Stanley Kubrick’s genius as a director comes with parallels between the collapse of a nuclear family and the foundation of the US as a nation itself. The Overlook Hotel in which Jack Torrance moves in with his family as a winter caretaker was built on a Native American burial site. As Jack attempts to write his novel as the months pass, he slowly turns on his wife Wendy as she shows concern for their son Danny’s mental health.
Jack escapes into a 1920s ball within the hotel and as the former alcoholic descends into madness, stating he would “sell his soul for a glass of beer”. From here, the spirits of the hotel encourage him to “correct” his family with an axe. Whether these spirits are possessing the hotel themselves or simply the family’s delusions are left for the audience to decide.
What is crucial is how manipulation of patriarchal angst and alienation can lead to violence. After all, the Torrance family are an all-American nuclear family to almost comical levels. Throughout the film, Jack begins to suffer from serious writer’s block, leading him to resent Wendy, who plays archetypal passive wife. As he begins to lose his sanity, Jack becomes increasingly violent towards his family.
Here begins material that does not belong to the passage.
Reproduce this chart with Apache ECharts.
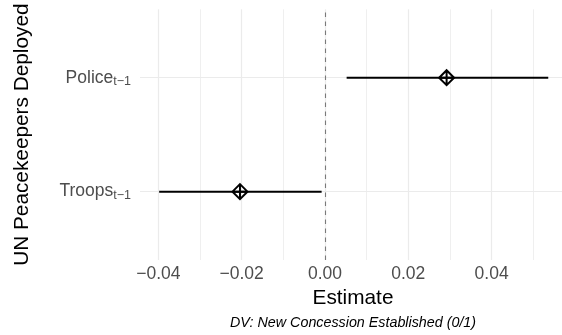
<!DOCTYPE html>
<html>
<head>
<meta charset="utf-8">
<script src="https://cdn.jsdelivr.net/npm/echarts@6/dist/echarts.min.js"></script>
<style>html,body{margin:0;padding:0;background:#fff;}#c{width:562px;height:335px;}</style>
</head>
<body>
<div id="c"></div>
<script>
const categories = ['Police', 'Troops'];
const catPos = [2, 1];
const estimates = [0.0292, -0.0204];
const lower = [0.0052, -0.0398];
const upper = [0.0536, -0.0008];
const majorTicks = [-0.04, -0.02, 0, 0.02, 0.04];
const minorTicks = [-0.03, -0.01, 0.01, 0.03, 0.05];
const xTitle = 'Estimate';
const yTitle = 'UN Peacekeepers Deployed';
const caption = 'DV: New Concession Established (0/1)';

const FONT = 'Liberation Sans';
const chart = echarts.init(document.getElementById('c'));

const errData = categories.map((c, i) => [lower[i], upper[i], catPos[i]]);
const ptData = categories.map((c, i) => [estimates[i], catPos[i]]);
const labelOf = {};
categories.forEach((c, i) => { labelOf[catPos[i]] = c; });

const gridLines = [];
majorTicks.forEach(v => gridLines.push({xAxis: v, lineStyle: {color: '#ebebeb', width: 1.2, type: 'solid'}}));
minorTicks.forEach(v => gridLines.push({xAxis: v, lineStyle: {color: '#efefef', width: 1, type: 'solid'}}));
catPos.forEach(v => gridLines.push({yAxis: v, lineStyle: {color: '#ebebeb', width: 1.2, type: 'solid'}}));

chart.setOption({
  animation: false,
  backgroundColor: '#fff',
  grid: {left: 140, right: 0, top: 9.3, height: 250.7, containLabel: false},
  xAxis: {
    type: 'value', min: -0.0444, max: 0.0569,
    axisLine: {show: false}, axisTick: {show: false}, splitLine: {show: false},
    axisLabel: {
      customValues: majorTicks, margin: 5,
      fontFamily: FONT, fontSize: 17.5, color: '#4d4d4d',
      formatter: v => (v < -1e-9 ? '\u2212' : '') + Math.abs(v).toFixed(2)
    },
    name: xTitle, nameLocation: 'middle', nameGap: 24,
    nameTextStyle: {fontFamily: FONT, fontSize: 20.8, color: '#000', padding: [0, 0, 0, 4]}
  },
  yAxis: {
    type: 'value', min: 0.4, max: 2.6,
    axisLine: {show: false}, axisTick: {show: false}, splitLine: {show: false},
    axisLabel: {
      customValues: catPos, margin: 9,
      formatter: v => '{m|' + labelOf[Math.round(v)] + '}{s|t\u22121}',
      rich: {
        m: {fontFamily: FONT, fontSize: 17.5, color: '#4d4d4d', lineHeight: 20},
        s: {fontFamily: FONT, fontSize: 12.5, color: '#4d4d4d', lineHeight: 12, padding: [8, 0, 0, 0]}
      }
    },
    name: yTitle, nameLocation: 'middle', nameGap: 107, nameRotate: 90,
    nameTextStyle: {fontFamily: FONT, fontSize: 20.8, color: '#000'}
  },
  graphic: [{
    type: 'text', left: 353 - 123, top: 316,
    style: {text: caption, font: 'italic 14.3px "Liberation Sans"', fill: '#000'}
  }],
  series: [
    {
      type: 'line', data: [], z: 1, silent: true,
      markLine: {z: 1, silent: true, symbol: 'none', label: {show: false}, data: gridLines, animation: false}
    },
    {
      type: 'line', data: [], z: 2, silent: true,
      markLine: {z: 2, silent: true, symbol: 'none', label: {show: false}, animation: false,
        data: [{xAxis: 0, lineStyle: {color: '#7a7a7a', width: 1.1, type: [4.5, 4.5]}}]}
    },
    {
      type: 'custom', z: 3, silent: true,
      data: errData,
      encode: {x: [0, 1], y: 2},
      renderItem: (params, api) => {
        const p1 = api.coord([api.value(0), api.value(2)]);
        const p2 = api.coord([api.value(1), api.value(2)]);
        return {type: 'line', shape: {x1: p1[0], y1: p1[1], x2: p2[0], y2: p2[1]},
                style: {stroke: '#000', lineWidth: 2}};
      }
    },
    {
      type: 'scatter', z: 4, silent: true,
      data: ptData,
      symbol: 'path://M10,0 L20,10 L10,20 L0,10 Z M10,0 L10,20 M0,10 L20,10',
      symbolSize: 15,
      itemStyle: {color: 'rgba(0,0,0,0)', borderColor: '#000', borderWidth: 2, opacity: 1}
    }
  ]
});
</script>
</body>
</html>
The Torrance’s self-isolation from the outside world mirrors one of the biggest crises that was ignored at the height of the COVID pandemic, specifically that domestic violence helpline calls doubled during the quarantine period.
The true horror of the film is that the power structure of violence towards women is still common today. Jack is nostalgic for the 1920s when men had complete control over their wives legally and socially. Nostalgia for the fifties is similar to our time, even though it was a era with racial segregation and suppression of rights for minorities. Kubrick is making a statement about the victims of US imperialism and comparing the US itself to the Overlook Hotel; built on Native American graves.
While this is my interpretation, theories on The Shining’s meaning are endless, with some even claiming the film represents Kubrick secretly telling the world he shot the ‘fake’ moon landing. This is ridiculous, but any theory can keep you second guessing because Kubrick was so meticulous. H
e shot the record number of takes for one scene, with 127 separate takes, and his directorial decisions infamously led to Shelly Devall (Wendy) experiencing frequent panic attacks. Paired with Jack Nicholson’s unhinged performance, the acting in “The Shining” is full of anguish, the lead’s faces contorting like tragic Greek theatre masks.
Utilising clinically symmetrical cinematography and Freudian nightmares, “The Shining” creates one of the most transcendentally unnerving experiences in all of film. It exposes not only its own beauty, but also that of horror as a genre itself. It helps viewers confront their most complex fears and that is something we should face up to now, more than ever.